«Это я во всем виновата… Только я одна — во всем…»
— Это я одна виновата, — вдруг сказала Лиза. Она сидела рядом. За пять часов ожидания женщины не проронили друг другу ни слова.
— Что вы сказали?
— Это я во всем виновата. Если бы я не позвонила этому человеку, Богдану Чобле, ничего бы не случилось. Моя, моя, только моя вина…
Женька хотела возразить: «Неправда, всему виной моя дурная голова», — но спохватилась. Так некстати сейчас затевать какой бы то ни было спор.
В полном молчании прошло еще полтора часа.
Лиза снова заговорила первой:
— Если он выживет, я приму это как знамение. Я навсегда уйду из его жизни. Бог мой, какое горе, какое горе должно было прийти в наш дом, чтобы я поняла, как несправедливо жестоко я обходилась со своим мальчиком… Я душила его своей любовью, я мешала ему жить, и он взбунтовался, требуя себе хотя бы малую толику самостоятельности. Да, это был бунт, теперь я это понимаю. Это был бунт, и вот к чему он привел…
— Лиза, это неправда, — начала Женька, движимая состраданием. Но осеклась: стены коридора ожили чьими-то шагами.

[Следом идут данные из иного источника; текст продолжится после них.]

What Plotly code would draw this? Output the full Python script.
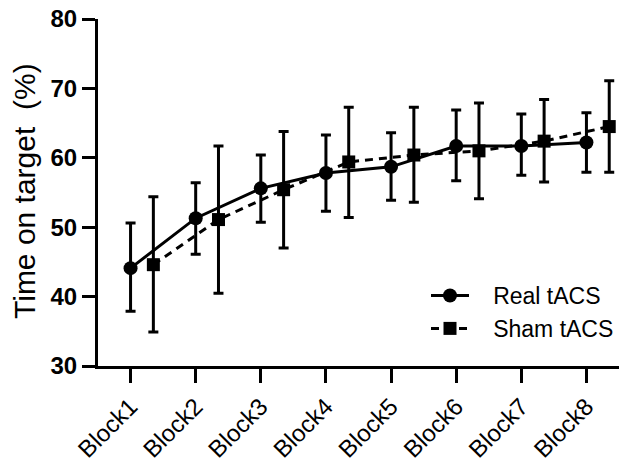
import plotly.graph_objects as go

categories = ["Block1", "Block2", "Block3", "Block4", "Block5", "Block6", "Block7", "Block8"]
real_mean = [44.1, 51.3, 55.6, 57.8, 58.7, 61.7, 61.7, 62.2]
real_upper = [50.6, 56.4, 60.4, 63.3, 63.6, 66.9, 66.3, 66.5]
real_lower = [37.9, 46.1, 50.7, 52.3, 53.9, 56.7, 57.5, 57.9]
sham_mean = [44.6, 51.1, 55.4, 59.4, 60.4, 61.0, 62.4, 64.5]
sham_upper = [54.4, 61.7, 63.8, 67.3, 67.3, 67.9, 68.4, 71.1]
sham_lower = [34.9, 40.5, 47.0, 51.4, 53.6, 54.1, 56.5, 57.9]
y_ticks = [30, 40, 50, 60, 70, 80]

offset = 0.35
xr = list(range(len(categories)))
xs = [i + offset for i in xr]

FONT = "Arial, Liberation Sans, sans-serif"
PAD = "\u00a0\u00a0\u00a0"

fig = go.Figure()
fig.add_trace(go.Scatter(
    x=xr, y=real_mean, name=PAD + "Real tACS", mode="lines+markers",
    line=dict(color="black", width=3),
    marker=dict(symbol="circle", size=14, color="black"),
    error_y=dict(type="data", symmetric=False,
                 array=[u - m for u, m in zip(real_upper, real_mean)],
                 arrayminus=[m - l for l, m in zip(real_lower, real_mean)],
                 color="black", thickness=3, width=5),
    cliponaxis=False,
))
fig.add_trace(go.Scatter(
    x=xs, y=sham_mean, name=PAD + "Sham tACS", mode="lines+markers",
    line=dict(color="black", width=3, dash="8px,6px"),
    marker=dict(symbol="square", size=13, color="black"),
    error_y=dict(type="data", symmetric=False,
                 array=[u - m for u, m in zip(sham_upper, sham_mean)],
                 arrayminus=[m - l for l, m in zip(sham_lower, sham_mean)],
                 color="black", thickness=3, width=5),
    cliponaxis=False,
))

fig.update_layout(
    width=619, height=464,
    margin=dict(l=98, r=0, t=19, b=98),
    paper_bgcolor="white", plot_bgcolor="white",
    font=dict(family=FONT, color="black"),
    showlegend=True,
    legend=dict(x=0.63, y=0.265, xanchor="left", yanchor="top",
                font=dict(size=23, family=FONT), bgcolor="rgba(0,0,0,0)",
                itemwidth=38, tracegroupgap=0),
    xaxis=dict(
        range=[-0.5, 7.5], tickmode="array", tickvals=xr, ticktext=categories,
        tickangle=-45, tickfont=dict(size=24, family=FONT), automargin=False,
        showline=True, linecolor="black", linewidth=3,
        ticks="outside", ticklen=14, tickwidth=3, tickcolor="black",
        showgrid=False, zeroline=False,
    ),
    yaxis=dict(
        range=[30, 80], tickmode="array", tickvals=y_ticks,
        ticktext=["<b>%d</b>" % v for v in y_ticks], automargin=False,
        tickfont=dict(size=24, family=FONT),
        showline=True, linecolor="black", linewidth=3,
        ticks="outside", ticklen=13, tickwidth=3, tickcolor="black",
        showgrid=False, zeroline=False,
    ),
    annotations=[dict(
        text="Time on target  (%)", xref="paper", yref="paper",
        x=-0.141, y=0.503, xanchor="center", yanchor="middle",
        textangle=-90, showarrow=False, font=dict(size=30, family=FONT),
    )],
)

fig.write_html("out.html")
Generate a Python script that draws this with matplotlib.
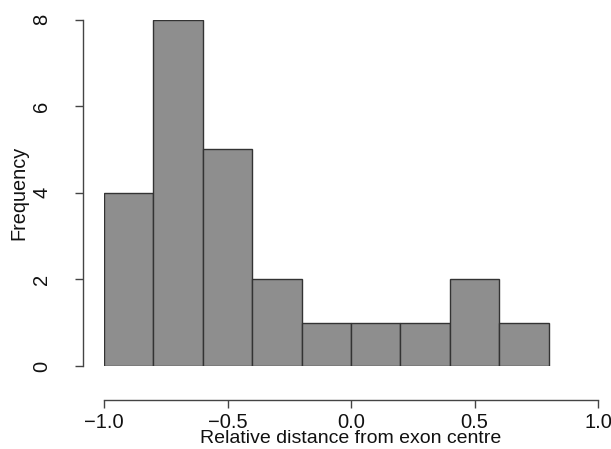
import numpy as np
import matplotlib.pyplot as plt

plt.rcParams['font.family'] = ['Liberation Sans', 'DejaVu Sans']

bin_edges = [-1.0, -0.8, -0.6, -0.4, -0.2, 0.0, 0.2, 0.4, 0.6, 0.8]
counts = [4, 8, 5, 2, 1, 1, 1, 2, 1]
xticks = [-1.0, -0.5, 0.0, 0.5, 1.0]
yticks = [0, 2, 4, 6, 8]

W, H = 611, 449
fig = plt.figure(figsize=(W / 100, H / 100), dpi=100)
ax = fig.add_axes([104 / W, 1 - 366 / H, (598 - 104) / W, (366 - 19.5) / H])

widths = np.diff(bin_edges)
ax.bar(bin_edges[:-1], counts, width=widths, align='edge',
       color='#8e8e8e', edgecolor='#333333', linewidth=1.0)

ax.set_xlim(-1.0, 1.0)
ax.set_ylim(0, 8)
for s in ['top', 'right']:
    ax.spines[s].set_visible(False)
ax.spines['left'].set_position(('outward', 15))
ax.spines['bottom'].set_position(('outward', 24.5))
ax.spines['left'].set_bounds(0, 8)
ax.spines['bottom'].set_bounds(-1.0, 1.0)
for s in ['left', 'bottom']:
    ax.spines[s].set_color('#444444')
    ax.spines[s].set_linewidth(1.0)

ax.set_xticks(xticks)
ax.set_xticklabels([('%.1f' % v).replace('-', '\u2212') for v in xticks])
ax.set_yticks(yticks)
ax.set_yticklabels([str(v) for v in yticks], rotation=90, va='center')
ax.tick_params(axis='both', length=6, width=1.0, color='#444444',
               labelsize=14.5, labelcolor='#111111')
ax.tick_params(axis='y', pad=17)
ax.tick_params(axis='x', pad=3)

ax.set_xlabel('Relative distance from exon centre', fontsize=14, color='#111111', labelpad=-1)
ax.set_ylabel('Frequency', fontsize=14.3, color='#111111', labelpad=3)

fig.savefig('out.png', dpi=100)
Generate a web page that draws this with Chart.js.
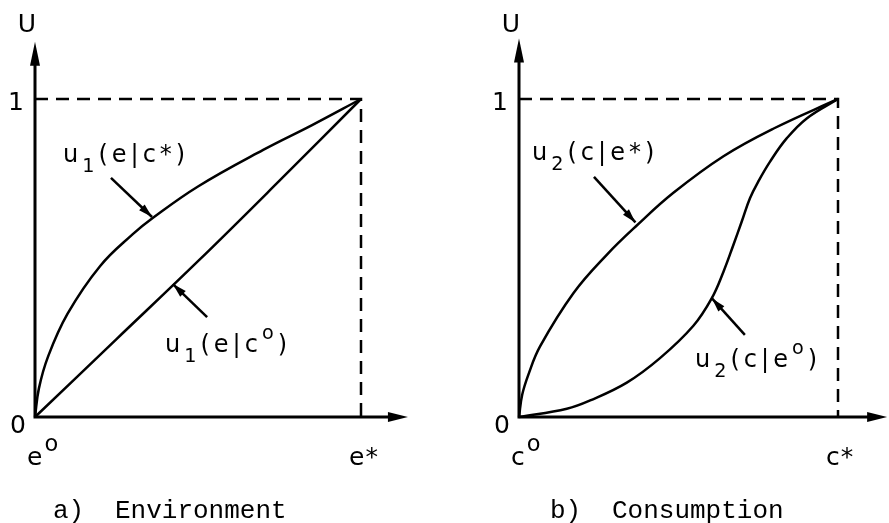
<!DOCTYPE html>
<html>
<head>
<meta charset="utf-8">
<script src="https://cdn.jsdelivr.net/npm/chart.js@4.4.0/dist/chart.umd.min.js"></script>
<style>
html, body{margin:0; padding:0; background:#fff;}
#wrap{position:relative; width:889px; height:523px;}
.panel{position:absolute; top:0; height:523px;}
</style>
</head>
<body>
<div id="wrap">
    <div class="panel" style="left:0; width:445px;"><canvas id="chart-env"></canvas></div>
    <div class="panel" style="left:445px; width:444px;"><canvas id="chart-cons"></canvas></div>
</div>
<script>
//DATA, both axes normalised 0..1
let envStarX = [0, 0.012, 0.04, 0.1, 0.2, 0.3, 0.36, 0.5, 0.7, 0.85, 1];
let envStarY = [0, 0.09, 0.19, 0.325, 0.475, 0.575, 0.625, 0.725, 0.84, 0.918, 1];

let envZeroX = [0, 0.25, 0.5, 0.75, 1];
let envZeroY = [0, 0.245, 0.49, 0.743, 1];

let consStarX = [0, 0.01, 0.03, 0.066, 0.171, 0.275, 0.37, 0.484, 0.641, 0.8, 1];
let consStarY = [0, 0.07, 0.135, 0.222, 0.39, 0.51, 0.603, 0.705, 0.82, 0.908, 1];

let consZeroX = [0, 0.15, 0.223, 0.338, 0.442, 0.546, 0.604, 0.641, 0.672, 0.698, 0.724, 0.75, 0.787, 0.839, 0.902, 1];
let consZeroY = [0, 0.026, 0.052, 0.108, 0.185, 0.286, 0.373, 0.457, 0.541, 0.614, 0.688, 0.74, 0.803, 0.876, 0.939, 1];

//dashed guide: U = 1 and x = x*
let guideX = [0, 1, 1];
let guideY = [1, 1, 0];

let tickMin = '0';
let tickMax = '1';
let axisName = 'U';

function toPoints(xs, ys){
    return xs.map((x, i) => ({x: x, y: ys[i]}));
}

const LABEL_FONT = '"DejaVu Sans", sans-serif';
const CAPTION_FONT = '"Liberation Mono", monospace';

//parts: [text, 'sub' | 'sup' | undefined]
function drawRich(ctx, parts, x, y, size, spacing, supScale = 0.8){
    ctx.letterSpacing = spacing + 'px';
    parts.forEach(p => {
        let s = p[1] === 'sup' ? size * supScale : (p[1] ? size * 0.8 : size);
        ctx.font = `${s}px ${LABEL_FONT}`;
        let dy = 0;
        if(p[1] === 'sub') dy = size * 0.4;
        if(p[1] === 'sup') dy = -size * 0.55;
        ctx.fillText(p[0], x, y + dy);
        x += ctx.measureText(p[0]).width;
    });
    ctx.letterSpacing = '0px';
}

function arrowHead(ctx, x1, y1, x2, y2, len, half){
    let a = Math.atan2(y2 - y1, x2 - x1);
    ctx.beginPath();
    ctx.moveTo(x2, y2);
    ctx.lineTo(x2 - len*Math.cos(a) + half*Math.sin(a), y2 - len*Math.sin(a) - half*Math.cos(a));
    ctx.lineTo(x2 - len*Math.cos(a) - half*Math.sin(a), y2 - len*Math.sin(a) + half*Math.cos(a));
    ctx.closePath();
    ctx.fill();
}

const decorPlugin = {
    id: 'decor',
    afterDraw(chart, args, opts){
        let ctx = chart.ctx;
        let sx = chart.scales.x, sy = chart.scales.y;
        let x0 = sx.getPixelForValue(0), y0 = sy.getPixelForValue(0);
        let x1 = sx.getPixelForValue(1), y1 = sy.getPixelForValue(1);
        let xEnd = sx.getPixelForValue(opts.xTip), yEnd = sy.getPixelForValue(opts.yTip);

        ctx.save();
        ctx.strokeStyle = '#000';
        ctx.fillStyle = '#000';
        ctx.lineWidth = 3;
        ctx.lineCap = 'butt';

        //axes with arrows
        ctx.beginPath();
        ctx.moveTo(x0, y0);
        ctx.lineTo(xEnd - 10, y0);
        ctx.moveTo(x0, y0 + 1.5);
        ctx.lineTo(x0, yEnd + 10);
        ctx.stroke();
        arrowHead(ctx, x0, y0, xEnd, y0, 20, 5);
        arrowHead(ctx, x0, y0, x0, yEnd, 24, 5);

        //leader arrows to the curves
        ctx.lineWidth = 2.5;
        opts.leaders.forEach(l => {
            let ax = sx.getPixelForValue(l[0]), ay = sy.getPixelForValue(l[1]);
            let bx = sx.getPixelForValue(l[2]), by = sy.getPixelForValue(l[3]);
            ctx.beginPath();
            ctx.moveTo(ax, ay);
            ctx.lineTo(bx, by);
            ctx.stroke();
            arrowHead(ctx, ax, ay, bx, by, 14, 4);
        });

        //curve labels
        ctx.textBaseline = 'alphabetic';
        ctx.textAlign = 'left';
        opts.labels.forEach(l => {
            drawRich(ctx, l.parts, sx.getPixelForValue(l.x), sy.getPixelForValue(l.y), 24, 4);
        });

        //axis texts
        ctx.textAlign = 'center';
        ctx.font = `25px ${LABEL_FONT}`;
        ctx.fillText(axisName, x0 - 8, 32);
        ctx.fillText(tickMax, x0 - 19, y1 + 11);
        ctx.fillText(tickMin, x0 - 17, y0 + 16);
        ctx.textAlign = 'left';
        drawRich(ctx, [[opts.varName], ['o', 'sup']], x0 - 8, y0 + 48, 25, 2, 0.9);
        drawRich(ctx, [[opts.varName], ['*']], x1 - 12, y0 + 48, 25, 1);

        //caption
        ctx.font = `26px ${CAPTION_FONT}`;
        ctx.fillText(opts.capTag, opts.capX, 518);
        ctx.fillText(opts.capText, opts.capX + 62, 518);
        ctx.restore();
    }
};

function makeChart(el, upper, lower, pad, decor){
    let common = {showLine: true, pointRadius: 0, borderColor: '#000', clip: false,
        tension: 0.4, fill: false};
    return new Chart(document.querySelector(el), {
        type: 'scatter',
        data: {
            datasets: [
                Object.assign({data: upper, borderWidth: 2.5}, common),
                Object.assign({data: lower, borderWidth: 2.5}, common),
                {data: toPoints(guideX, guideY), showLine: true, pointRadius: 0, borderColor: '#000',
                    borderWidth: 2.5, borderDash: [13, 8], clip: false, tension: 0}
            ]
        },
        options: {
            responsive: true,
            maintainAspectRatio: false,
            animation: false,
            layout: {padding: pad},
            scales: {
                x: {type: 'linear', min: 0, max: 1, display: false},
                y: {type: 'linear', min: 0, max: 1, display: false}
            },
            plugins: {
                legend: {display: false},
                tooltip: {enabled: false},
                decor: decor
            }
        },
        plugins: [decorPlugin]
    });
}

makeChart('#chart-env',
    toPoints(envStarX, envStarY),
    toPoints(envZeroX, envZeroY),
    {left: 35, right: 84, top: 99, bottom: 106},
    {
        xTip: 1.144, yTip: 1.18, varName: 'e',
        capTag: 'a)', capText: 'Environment', capX: 53,
        leaders: [[0.233, 0.752, 0.359, 0.629], [0.528, 0.314, 0.423, 0.418]],
        labels: [
            {x: 0.086, y: 0.802, parts: [['u'], ['1', 'sub'], ['(e|c*)']]},
            {x: 0.399, y: 0.204, parts: [['u'], ['1', 'sub'], ['(e|c'], ['o', 'sup'], [')']]}
        ]
    });

makeChart('#chart-cons',
    toPoints(consStarX, consStarY),
    toPoints(consZeroX, consZeroY),
    {left: 74, right: 51, top: 99, bottom: 106},
    {
        xTip: 1.154, yTip: 1.19, varName: 'c',
        capTag: 'b)', capText: 'Consumption', capX: 105,
        leaders: [[0.235, 0.755, 0.365, 0.612], [0.708, 0.258, 0.605, 0.373]],
        labels: [
            {x: 0.041, y: 0.808, parts: [['u'], ['2', 'sub'], ['(c|e*)']]},
            {x: 0.552, y: 0.157, parts: [['u'], ['2', 'sub'], ['(c|e'], ['o', 'sup'], [')']]}
        ]
    });
</script>
</body>
</html>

Устало вытирая пот врачебной шапочкой, он приближался к ним — царь и бог, самый главный человек на Земле, не ведавший о той великой роли, которую отвели ему две несчастные женщины, пока он оперировал их брата и любимого. И сейчас, пока он шел по коридору, они взирали на него, как на Мессию.
— Что? — хрипло спросила Лиза.
— Удовлетворительно, — коротко ответил он.
— Что это значит?
— Это значит, что операция прошла удовлетворительно. Большего я не могу сказать, извините. Врачебное суеверие.
— Но ему лучше?
— Больной сейчас спит, и на вопросы о самочувствии отвечать не в состоянии. Могу сказать вам пока одно: ему, по крайней мере, не хуже. Рана очень серьезная — ножевое ранение в брюшную полость, проникновение с повреждением желудка, тонкой и толстой кишки. Это злодейство какое-то. Жалко парня. Но! Будем надеяться на лучшее.
Пожилой хирург положил обе руки на плечи Лизе и, глядя ей в глаза так, будто пытался ее загипнотизировать, отчетливо повторил:
— Будем надеться на лучшее.
Лиза всхлипнула и закрыла лицо руками. Потом опять вскинула голову:
— Послушайте. Я бы хотела находиться радом с братом. Постоянно, и день и ночь. Всегда. Дежурить возле него. Я знаю, что надо делать, я…
— Я тоже, — быстро перебила Женька. — Я тоже буду дежурить. Мы можем вместе, можем по очереди. Я никуда отсюда не уйду, пока вы не разрешите.
— Это исключено, — резко ответил хирург. — Если бы разрешали родственникам больных устраиваться рядом с ними в палате, то больница бы в два счета превратилась в сумасшедший дом, а у меня, извините, другая специализация — я хирург, а не психиатр. И к тому же к больному Давлетшину все равно ни сейчас, ни потом никого из посторонних не пустят: он в реанимации. Идите домой, девушка. И вы идите, — обратился он к Лизе. — Для больного и так будет сделано все, что можно.